I'm trying to find a way of converting HTML to something meaningful for NLP. The html2text library converts HTML to markdown, which strips away a lot of the meaningless markup. I've already resolved an issue with multiple types of emphasis. However HTML in the wild has all sort of weird edge cases that the library has trouble with.

In this case I found a term that was emphasised twice: <strong><strong>word</strong></strong>. I'm pretty sure for a browser this is just the same as doing it once; <strong>word</strong>. This is likely the result of some strange processing that no one noticed because it makes no visual difference.

Unfortunately html2text doesn't handle this; for each <strong> tag it just surrounds the word with two asterisks.

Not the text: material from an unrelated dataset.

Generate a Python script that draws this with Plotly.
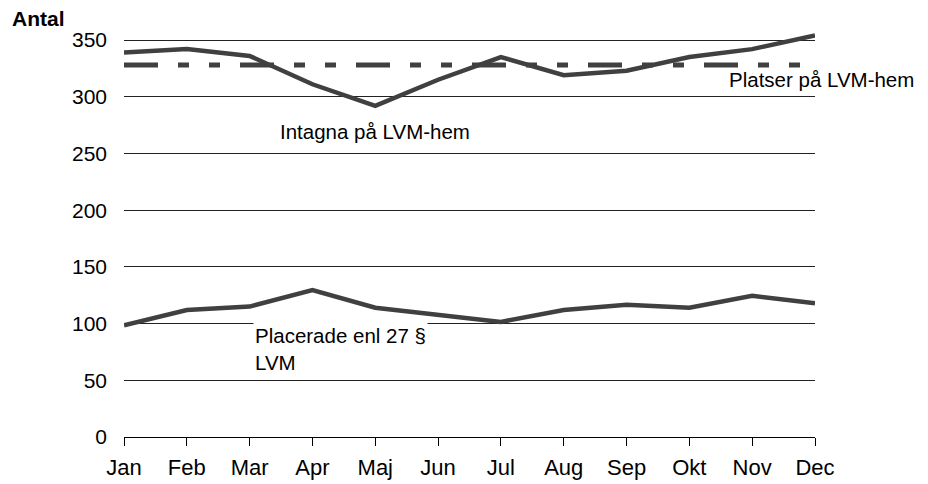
import plotly.graph_objects as go

months = ["Jan", "Feb", "Mar", "Apr", "Maj", "Jun", "Jul", "Aug", "Sep", "Okt", "Nov", "Dec"]
intagna = [339, 342, 336, 311, 292, 315, 335, 319, 323, 335, 342, 354]
platser = [328] * 12
placerade = [98.5, 112, 115, 129.5, 114, 107.5, 101.5, 112, 116.5, 114, 124.5, 118]
y_ticks = [0, 50, 100, 150, 200, 250, 300, 350]

LINE = "#404040"
FONT = "Liberation Sans, Arial, sans-serif"

fig = go.Figure()
fig.add_trace(go.Scatter(x=months, y=platser, mode="lines",
                         line=dict(color=LINE, width=5, dash="34px,20px,11px,20px,11px,20px"),
                         name="Platser på LVM-hem"))
fig.add_trace(go.Scatter(x=months, y=intagna, mode="lines",
                         line=dict(color=LINE, width=4.5), name="Intagna på LVM-hem"))
fig.add_trace(go.Scatter(x=months, y=placerade, mode="lines",
                         line=dict(color=LINE, width=4.5), name="Placerade enl 27 § LVM"))

fig.update_layout(
    width=920, height=476,
    margin=dict(l=116, r=113, t=25, b=47),
    paper_bgcolor="white", plot_bgcolor="white",
    showlegend=False,
    font=dict(family=FONT, color="black"),
    xaxis=dict(type="category", range=[0, 11], showgrid=False, automargin=False,
               showline=True, linecolor="black", linewidth=1,
               ticks="outside", ticklen=8, tickcolor="black", tickwidth=1,
               tickfont=dict(size=22), ticklabelstandoff=3, zeroline=False),
    yaxis=dict(range=[0, 356.2], tickvals=y_ticks, showgrid=True, automargin=False,
               gridcolor="#222222", gridwidth=1, showline=False, zeroline=False,
               tickfont=dict(size=21), ticklabelstandoff=16),
    annotations=[
        dict(text="<b>Antal</b>", xref="paper", yref="paper", x=-0.165, y=1.037,
             xanchor="left", yanchor="middle", showarrow=False, font=dict(size=21)),
        dict(text="Intagna på LVM-hem", x=4, y=269, xanchor="center", yanchor="middle",
             showarrow=False, font=dict(size=20.5)),
        dict(text="Platser på LVM-hem", x=9.6, y=315, xanchor="left", yanchor="middle",
             showarrow=False, font=dict(size=20.5)),
        dict(text="Placerade enl 27 §<br>LVM", x=2.05, y=77.6, xanchor="left", yanchor="middle",
             align="left", showarrow=False, font=dict(size=20.5), bgcolor="white"),
    ],
)

fig.write_html("out.html")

So we get ****word****, which isn't the correct markdown; it should just be **word**. If I pass this back through a Markdown parser I'll get back something like <p><strong><em>*word</em></strong>*</p>.

The annoying thing is I didn't look very hard for this example. It, and the previous bug, were in the first twenty job ads I found in Common Crawl. While I could patch it I feel like these kinds of examples will keep coming up.

I was hoping that html2text could do the heavy lifting of dealing with all the messy HTML, but it seems like I'm going to keep hitting edge cases. I think the best solution would be to customise the html2text parser to output what I want. However I'm not entirely sure what I want, and that would be a lot of effort.

I'm going to use it as the basis of a good enough solution for now, and wait until there's a practical need to invest more in it.